10. Leverage your vendors effectively. Backup environments are complex and get more so with the introduction of new technologies. Hardware and software vendors are racing to add new features and functionality in the struggle to differentiate themselves from one another.
While much of this technology can be helpful, and certainly it all sounds good, there's a considerable challenge in understanding nuances of functionality of one technology option vs. another. For example, there are a significant number of different approaches to disk-based backup. Which one is right for your environment and what precisely is the impact?
A fundamental question that you must be able to answer is: Does your vendor have the right skills to support your needs? All technical problems get resolved--eventually.
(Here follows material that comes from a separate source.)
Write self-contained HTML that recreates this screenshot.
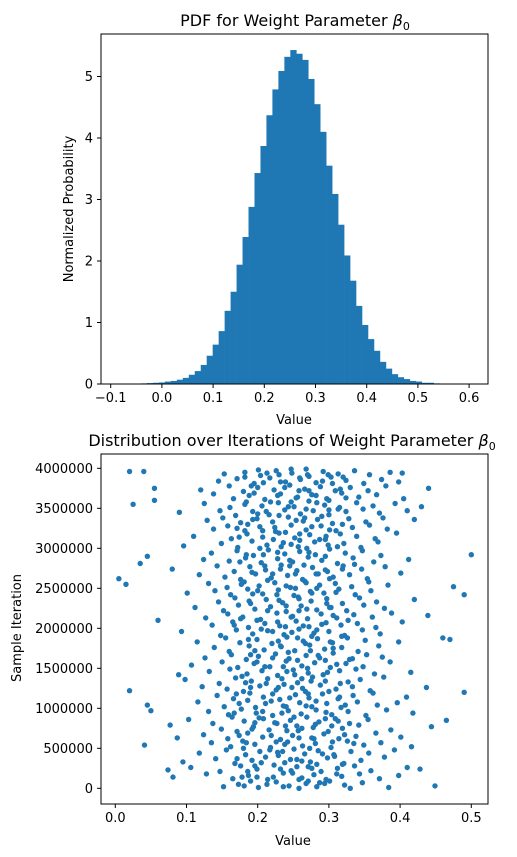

If your technical problem isn't being resolved in a reasonable amount of time, then you may not be working with the right vendor. This becomes extremely apparent when multiple products from multiple vendors are integrated.
These ten tasks may sound basic, but accomplishing them isn't always easy. They depend on a number of key elements: appropriate reporting and measurement capabilities, a high degree of staff competency within the backup organization and solid cross-functional communication. The impediments can be significant, including costs, resource availability and skill levels, organizational politics and a host of others.
If you can't accomplish all of these things, try to address the most critical. If time and resources are the issue, develop a plan to justify them. Against these hurdles you must be consider the risk of unrecoverable data and major outages. After all, the news is full of those kinds of stories.